- [What is required] Quote, verbatim, all material below, without pictures.

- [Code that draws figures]
....

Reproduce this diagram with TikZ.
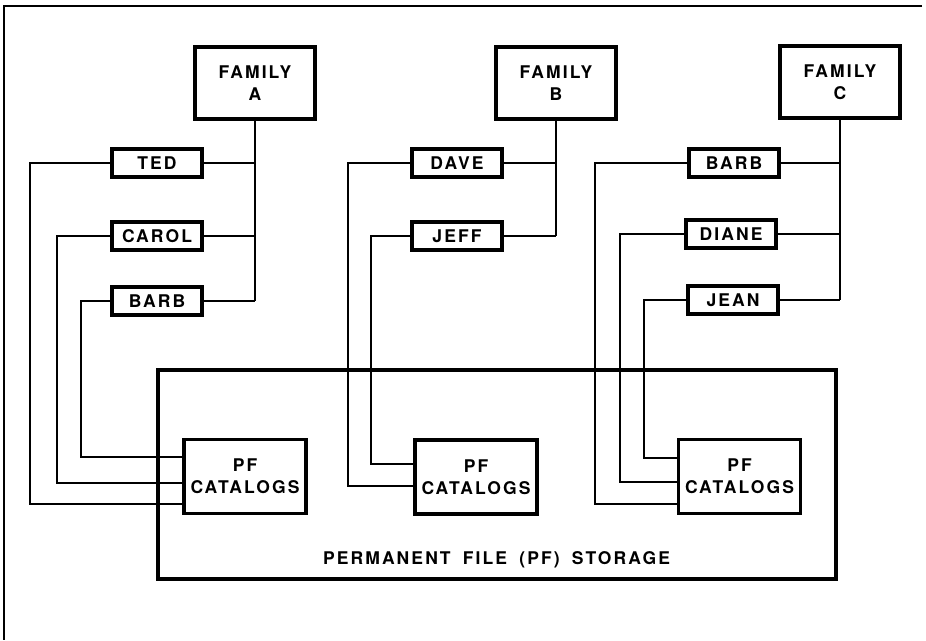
\documentclass[tikz,border=0pt]{standalone}
\usepackage{fontspec}
\setmainfont{TeX Gyre Heros}[LetterSpace=12]
\usetikzlibrary{positioning}
\begin{document}
\begin{tikzpicture}[x=1pt, y=-1pt]
  % Define box and wire styles
  \tikzstyle{boxfont} = [font=\bfseries\fontsize{17.5}{22}\selectfont]
  \tikzstyle{familybox} = [draw, line width=4pt, rectangle, boxfont,
  minimum width=120pt, minimum height=72pt, align=center]
  \tikzstyle{namebox} = [draw, line width=4pt, rectangle, boxfont,
  minimum width=90pt, minimum height=28pt, inner sep=0pt]
  \tikzstyle{catbox} = [draw, line width=3.5pt, rectangle, fill=white, boxfont,
  minimum width=122pt, minimum height=74pt, align=center]
  \tikzstyle{storebox} = [draw, line width=4pt, rectangle,
  minimum width=678pt, minimum height=209pt]
  \tikzstyle{wire} = [line width=2.2pt]

  \useasboundingbox (0,0) rectangle (926,640);
  \draw[line width=1.4pt] (922,6) -- (4,6) -- (4,640);

  % Storage
  \node[storebox] (store) at (496.5,474) {};
  \node[boxfont, above=9pt of store.south] (storelbl)
    {PERMANENT\hspace{0.3em} FILE\hspace{0.3em} (PF)\hspace{0.3em} STORAGE};

  % Families
  \node[familybox] (famA) at (255,83) {FAMILY\\A};
  \node[familybox] (famB) at (556,83) {FAMILY\\B};
  \node[familybox] (famC) at (840,82) {FAMILY\\C};

  % Users
  \node[namebox] (tedA) at (157,163) {TED};
  \node[namebox] (carolA) at (157,236) {CAROL};
  \node[namebox] (barbA) at (157,301) {BARB};
  \node[namebox] (daveB) at (457,163) {DAVE};
  \node[namebox] (jeffB) at (457,236) {JEFF};
  \node[namebox] (barbC) at (734,163) {BARB};
  \node[namebox] (dianeC) at (731,234) {DIANE};
  \node[namebox] (jeanC) at (733,300) {JEAN};

  % Catalogs
  \node[catbox] (catA) at (245,476.5) {PF\\CATALOGS};
  \node[catbox] (catB) at (476,477) {PF\\CATALOGS};
  \node[catbox] (catC) at (739.5,476.5) {PF\\CATALOGS};

  % Family trunks
  \draw[wire] (famA.south) -- (famA.south |- barbA.east);
  \draw[wire] (tedA.east) -- (tedA.east -| famA.south);
  \draw[wire] (carolA.east) -- (carolA.east -| famA.south);
  \draw[wire] (barbA.east) -- (barbA.east -| famA.south);
  \draw[wire] (famB.south) -- (famB.south |- jeffB.east);
  \draw[wire] (daveB.east) -- (daveB.east -| famB.south);
  \draw[wire] (jeffB.east) -- (jeffB.east -| famB.south);
  \draw[wire] (famC.south) -- (famC.south |- jeanC.east);
  \draw[wire] (barbC.east) -- (barbC.east -| famC.south);
  \draw[wire] (dianeC.east) -- (dianeC.east -| famC.south);
  \draw[wire] (jeanC.east) -- (jeanC.east -| famC.south);

  % Users to catalogs
  \draw[wire] (barbA.west) -- ++(-29,0) |- ([yshift=19.5pt]catA.west);
  \draw[wire] (carolA.west) -- ++(-53,0) |- ([yshift=-6.5pt]catA.west);
  \draw[wire] (tedA.west) -- ++(-80,0) |- ([yshift=-27.5pt]catA.west);
  \draw[wire] (jeffB.west) -- ++(-39,0) |- ([yshift=13pt]catB.west);
  \draw[wire] (daveB.west) -- ++(-62,0) |- ([yshift=-9pt]catB.west);
  \draw[wire] (jeanC.west) -- ++(-42,0) |- ([yshift=18.5pt]catC.west);
  \draw[wire] (dianeC.west) -- ++(-64,0) |- ([yshift=-5.5pt]catC.west);
  \draw[wire] (barbC.west) -- ++(-92,0) |- ([yshift=-27.5pt]catC.west);
\end{tikzpicture}
\end{document}
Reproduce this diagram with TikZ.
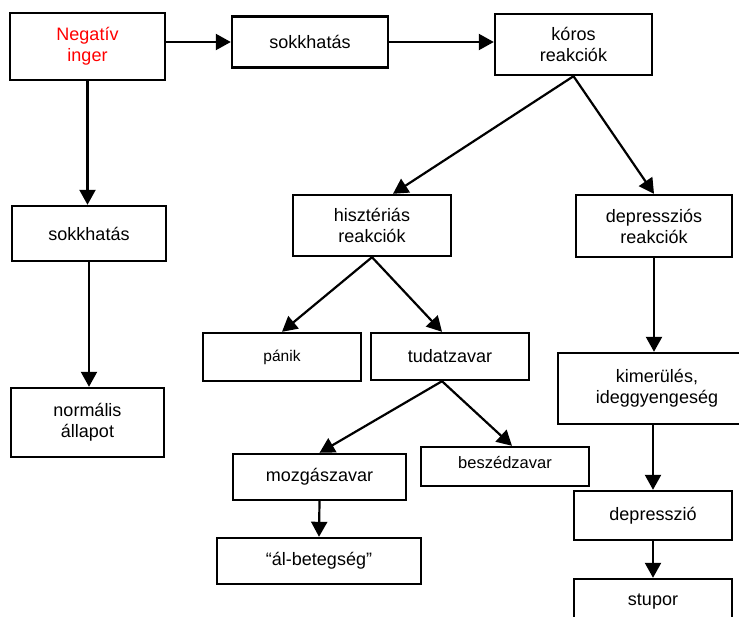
\documentclass[tikz,border=0pt]{standalone}
\usepackage{fontspec}
\setmainfont{Liberation Sans}
\usetikzlibrary{arrows.meta}
\begin{document}
\begin{tikzpicture}[x = 1pt, y = -1pt,
        box/.style = {draw, line width = 2.4pt, align = center, inner sep = 0pt,
            font = \fontsize{18}{21}\selectfont},
        arr/.style = {line width = 2.2pt, -{Triangle[length = 15pt, width = 16pt]}}]
    \useasboundingbox (0,0) rectangle (739,616);
    \begin{scope}[every node/.append style = {box}]
        \node[minimum width = 155pt, minimum height = 67pt, text = red] (inger) at (87.5,46.5) {Negatív\\inger};
        \node[minimum width = 156pt, minimum height = 51pt] (shock) at (310,42) {sokkhatás};
        \node[minimum width = 157pt, minimum height = 61pt] (koros) at (573.5,44.5) {kóros\\reakciók};
        \node[minimum width = 154pt, minimum height = 55pt] (shockb) at (89,233.5) {sokkhatás};
        \node[minimum width = 153pt, minimum height = 69pt] (normal) at (87.5,422.5) {normális\\állapot};
        \node[minimum width = 158pt, minimum height = 61pt] (hyst) at (372,225.5) {hisztériás\\reakciók};
        \node[minimum width = 156pt, minimum height = 62pt] (depr) at (654,226) {depressziós\\reakciók};
        \node[minimum width = 158pt, minimum height = 48pt, font = \fontsize{15.5}{18}\selectfont] (panik) at (282,357) {pánik};
        \node[minimum width = 158pt, minimum height = 47pt] (tudat) at (450,356.5) {tudatzavar};
        \node[minimum width = 198pt, minimum height = 71pt] (kimer) at (657,388.5) {kimerülés,\\ideggyengeség};
        \node[minimum width = 173pt, minimum height = 46pt] (mozgas) at (319.5,477) {mozgászavar};
        \node[minimum width = 168pt, minimum height = 39pt, font = \fontsize{16.5}{19}\selectfont,
            text depth = 9pt] (beszed) at (505,466.5) {beszédzavar};
        \node[minimum width = 204pt, minimum height = 46pt] (albeteg) at (319,561) {“ál-betegség”};
        \node[minimum width = 158pt, minimum height = 49pt] (depresszio) at (653,515.5) {depresszió};
        \node[minimum width = 158pt, minimum height = 46pt] (stupor) at (653,602) {stupor};
    \end{scope}
    \draw[arr] (inger.east |- shock.west) -- (shock.west);
    \draw[arr] (shock.east) -- (shock.east -| koros.west);
    \draw[arr] (inger.south) -- (inger.south |- shockb.north);
    \draw[arr] (shockb.south) -- (shockb.south |- normal.north);
    \draw[arr] (koros.south) -- ([xshift = 21pt]hyst.north);
    \draw[arr] (koros.south) -- (depr.north);
    \draw[arr] (hyst.south) -- (panik.north);
    \draw[arr] (hyst.south) -- ([xshift = -8pt]tudat.north);
    \draw[arr] (depr.south) -- (depr.south |- kimer.north);
    \draw[arr] ([xshift = -8pt]tudat.south) -- (mozgas.north);
    \draw[arr] ([xshift = -8pt]tudat.south) -- ([xshift = 7pt]beszed.north);
    \draw[arr] (mozgas.south) -- (albeteg.north);
    \draw[arr] (depresszio.north |- kimer.south) -- (depresszio.north);
    \draw[arr] (depresszio.south) -- (stupor.north);
\end{tikzpicture}
\end{document}
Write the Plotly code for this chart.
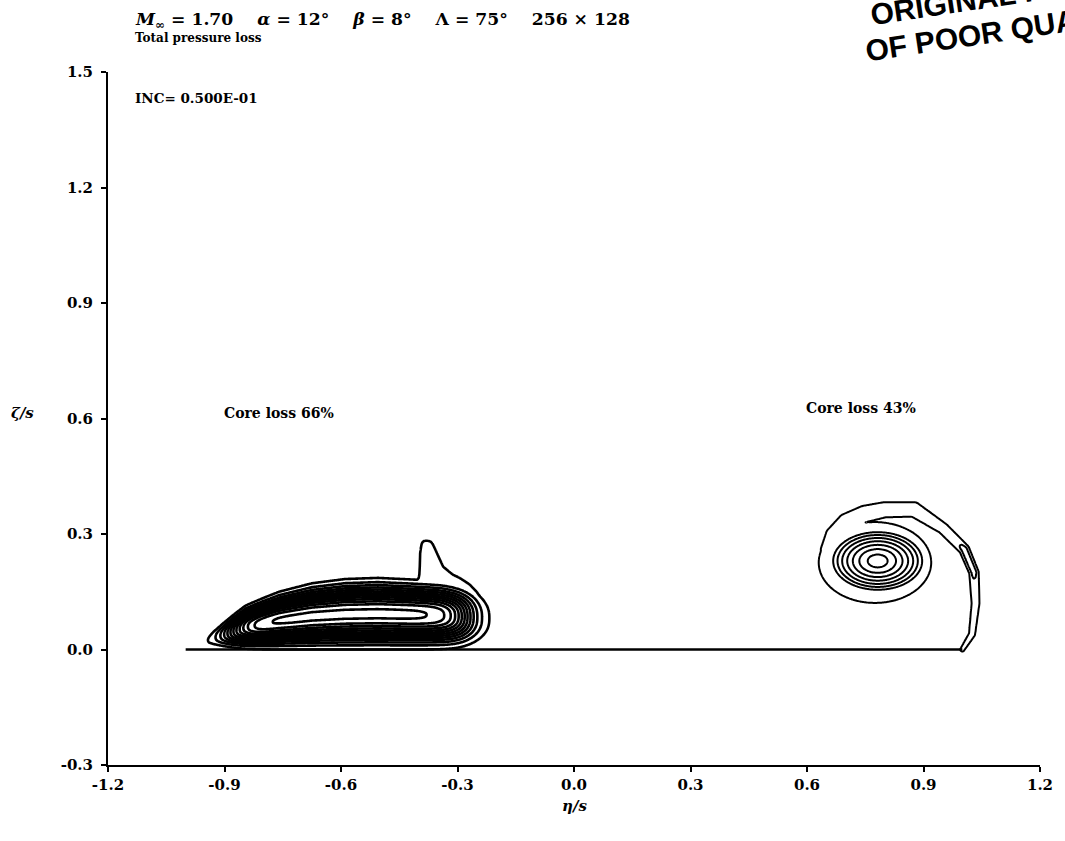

....

- [Correct result]
Reproduce this diagram with TikZ.
\documentclass[tikz,border=0pt]{standalone}
\usepackage{fontspec}
\setmainfont{TeX Gyre Heros}[LetterSpace=12]
\usetikzlibrary{positioning}
\begin{document}
\begin{tikzpicture}[x=1pt, y=-1pt]
  % Define box and wire styles
  \tikzstyle{boxfont} = [font=\bfseries\fontsize{17.5}{22}\selectfont]
  \tikzstyle{familybox} = [draw, line width=4pt, rectangle, boxfont,
  minimum width=120pt, minimum height=72pt, align=center]
  \tikzstyle{namebox} = [draw, line width=4pt, rectangle, boxfont,
  minimum width=90pt, minimum height=28pt, inner sep=0pt]
  \tikzstyle{catbox} = [draw, line width=3.5pt, rectangle, fill=white, boxfont,
  minimum width=122pt, minimum height=74pt, align=center]
  \tikzstyle{storebox} = [draw, line width=4pt, rectangle,
  minimum width=678pt, minimum height=209pt]
  \tikzstyle{wire} = [line width=2.2pt]

  \useasboundingbox (0,0) rectangle (926,640);
  \draw[line width=1.4pt] (922,6) -- (4,6) -- (4,640);

  % Storage
  \node[storebox] (store) at (496.5,474) {};
  \node[boxfont, above=9pt of store.south] (storelbl)
    {PERMANENT\hspace{0.3em} FILE\hspace{0.3em} (PF)\hspace{0.3em} STORAGE};

  % Families
  \node[familybox] (famA) at (255,83) {FAMILY\\A};
  \node[familybox] (famB) at (556,83) {FAMILY\\B};
  \node[familybox] (famC) at (840,82) {FAMILY\\C};

  % Users
  \node[namebox] (tedA) at (157,163) {TED};
  \node[namebox] (carolA) at (157,236) {CAROL};
  \node[namebox] (barbA) at (157,301) {BARB};
  \node[namebox] (daveB) at (457,163) {DAVE};
  \node[namebox] (jeffB) at (457,236) {JEFF};
  \node[namebox] (barbC) at (734,163) {BARB};
  \node[namebox] (dianeC) at (731,234) {DIANE};
  \node[namebox] (jeanC) at (733,300) {JEAN};

  % Catalogs
  \node[catbox] (catA) at (245,476.5) {PF\\CATALOGS};
  \node[catbox] (catB) at (476,477) {PF\\CATALOGS};
  \node[catbox] (catC) at (739.5,476.5) {PF\\CATALOGS};

  % Family trunks
  \draw[wire] (famA.south) -- (famA.south |- barbA.east);
  \draw[wire] (tedA.east) -- (tedA.east -| famA.south);
  \draw[wire] (carolA.east) -- (carolA.east -| famA.south);
  \draw[wire] (barbA.east) -- (barbA.east -| famA.south);
  \draw[wire] (famB.south) -- (famB.south |- jeffB.east);
  \draw[wire] (daveB.east) -- (daveB.east -| famB.south);
  \draw[wire] (jeffB.east) -- (jeffB.east -| famB.south);
  \draw[wire] (famC.south) -- (famC.south |- jeanC.east);
  \draw[wire] (barbC.east) -- (barbC.east -| famC.south);
  \draw[wire] (dianeC.east) -- (dianeC.east -| famC.south);
  \draw[wire] (jeanC.east) -- (jeanC.east -| famC.south);

  % Users to catalogs
  \draw[wire] (barbA.west) -- ++(-29,0) |- ([yshift=19.5pt]catA.west);
  \draw[wire] (carolA.west) -- ++(-53,0) |- ([yshift=-6.5pt]catA.west);
  \draw[wire] (tedA.west) -- ++(-80,0) |- ([yshift=-27.5pt]catA.west);
  \draw[wire] (jeffB.west) -- ++(-39,0) |- ([yshift=13pt]catB.west);
  \draw[wire] (daveB.west) -- ++(-62,0) |- ([yshift=-9pt]catB.west);
  \draw[wire] (jeanC.west) -- ++(-42,0) |- ([yshift=18.5pt]catC.west);
  \draw[wire] (dianeC.west) -- ++(-64,0) |- ([yshift=-5.5pt]catC.west);
  \draw[wire] (barbC.west) -- ++(-92,0) |- ([yshift=-27.5pt]catC.west);
\end{tikzpicture}
\end{document}
Reproduce this diagram with TikZ.
\documentclass[tikz,border=0pt]{standalone}
\usepackage{fontspec}
\setmainfont{Liberation Sans}
\usetikzlibrary{arrows.meta}
\begin{document}
\begin{tikzpicture}[x = 1pt, y = -1pt,
        box/.style = {draw, line width = 2.4pt, align = center, inner sep = 0pt,
            font = \fontsize{18}{21}\selectfont},
        arr/.style = {line width = 2.2pt, -{Triangle[length = 15pt, width = 16pt]}}]
    \useasboundingbox (0,0) rectangle (739,616);
    \begin{scope}[every node/.append style = {box}]
        \node[minimum width = 155pt, minimum height = 67pt, text = red] (inger) at (87.5,46.5) {Negatív\\inger};
        \node[minimum width = 156pt, minimum height = 51pt] (shock) at (310,42) {sokkhatás};
        \node[minimum width = 157pt, minimum height = 61pt] (koros) at (573.5,44.5) {kóros\\reakciók};
        \node[minimum width = 154pt, minimum height = 55pt] (shockb) at (89,233.5) {sokkhatás};
        \node[minimum width = 153pt, minimum height = 69pt] (normal) at (87.5,422.5) {normális\\állapot};
        \node[minimum width = 158pt, minimum height = 61pt] (hyst) at (372,225.5) {hisztériás\\reakciók};
        \node[minimum width = 156pt, minimum height = 62pt] (depr) at (654,226) {depressziós\\reakciók};
        \node[minimum width = 158pt, minimum height = 48pt, font = \fontsize{15.5}{18}\selectfont] (panik) at (282,357) {pánik};
        \node[minimum width = 158pt, minimum height = 47pt] (tudat) at (450,356.5) {tudatzavar};
        \node[minimum width = 198pt, minimum height = 71pt] (kimer) at (657,388.5) {kimerülés,\\ideggyengeség};
        \node[minimum width = 173pt, minimum height = 46pt] (mozgas) at (319.5,477) {mozgászavar};
        \node[minimum width = 168pt, minimum height = 39pt, font = \fontsize{16.5}{19}\selectfont,
            text depth = 9pt] (beszed) at (505,466.5) {beszédzavar};
        \node[minimum width = 204pt, minimum height = 46pt] (albeteg) at (319,561) {“ál-betegség”};
        \node[minimum width = 158pt, minimum height = 49pt] (depresszio) at (653,515.5) {depresszió};
        \node[minimum width = 158pt, minimum height = 46pt] (stupor) at (653,602) {stupor};
    \end{scope}
    \draw[arr] (inger.east |- shock.west) -- (shock.west);
    \draw[arr] (shock.east) -- (shock.east -| koros.west);
    \draw[arr] (inger.south) -- (inger.south |- shockb.north);
    \draw[arr] (shockb.south) -- (shockb.south |- normal.north);
    \draw[arr] (koros.south) -- ([xshift = 21pt]hyst.north);
    \draw[arr] (koros.south) -- (depr.north);
    \draw[arr] (hyst.south) -- (panik.north);
    \draw[arr] (hyst.south) -- ([xshift = -8pt]tudat.north);
    \draw[arr] (depr.south) -- (depr.south |- kimer.north);
    \draw[arr] ([xshift = -8pt]tudat.south) -- (mozgas.north);
    \draw[arr] ([xshift = -8pt]tudat.south) -- ([xshift = 7pt]beszed.north);
    \draw[arr] (mozgas.south) -- (albeteg.north);
    \draw[arr] (depresszio.north |- kimer.south) -- (depresszio.north);
    \draw[arr] (depresszio.south) -- (stupor.north);
\end{tikzpicture}
\end{document}
Write the Plotly code for this chart.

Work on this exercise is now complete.